The film did well in capturing some of the strengths of the novel: the surreal, dreamy quality; the absurd storyline; and the humorous character interaction. In many scenes we get the pervading sense of children being surrounded by reminders of adult sexuality, which seem to them to come from a strange and unknown world. Asako, a 17- year-old virgin, is uncomfortable with society's expectation that she will be sexually active, as evidenced by her discomfort with the lacy panties and bras featured colorfully in both the film and the novel. The adults in the novel, both parents and teachers, seem to wield their sexuality as weapons of influence and intimidation. Notably, there is the female teacher who is having an affair with a male student, and the boy's stepmother, who makes him uncomfortable with her questions and flaunting of her womanly body. The precocious elementary-school boy, impersonating a married housewife/prostitute, is very funny, and his acting is flawless.
The weakness of this film is the slow pacing. There were numerous overly long interludes with repetitive music playing and nothing much happening.
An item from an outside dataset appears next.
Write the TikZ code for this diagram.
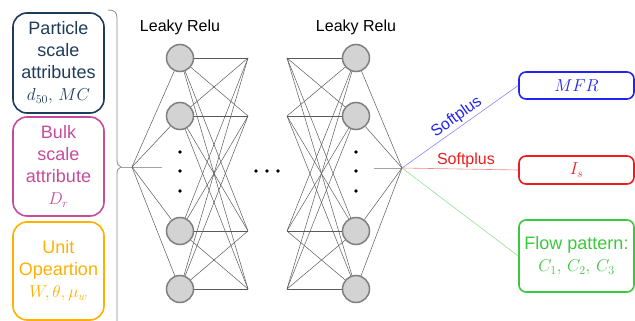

During these moments I was often tempted to pause it and go do something else. It should have been more tightly edited, even if it would have resulted in a shorter film. Since the novel itself was so short, rather than the usual impression of a long book being ruthlessly cut for film, you have the feeling that a short story was stretched out to fill a feature-length movie, without much original content added.
The reason I personally like both the novel and the film is that I do think it's possible to reset your life ("Install" yourself) by unconventional means, having new experiences that allow you to start over, feeling okay about life again. I think this story has a message of hope, delivered in a humorous way, for people overwhelmed by apathy towards the chore of everyday life.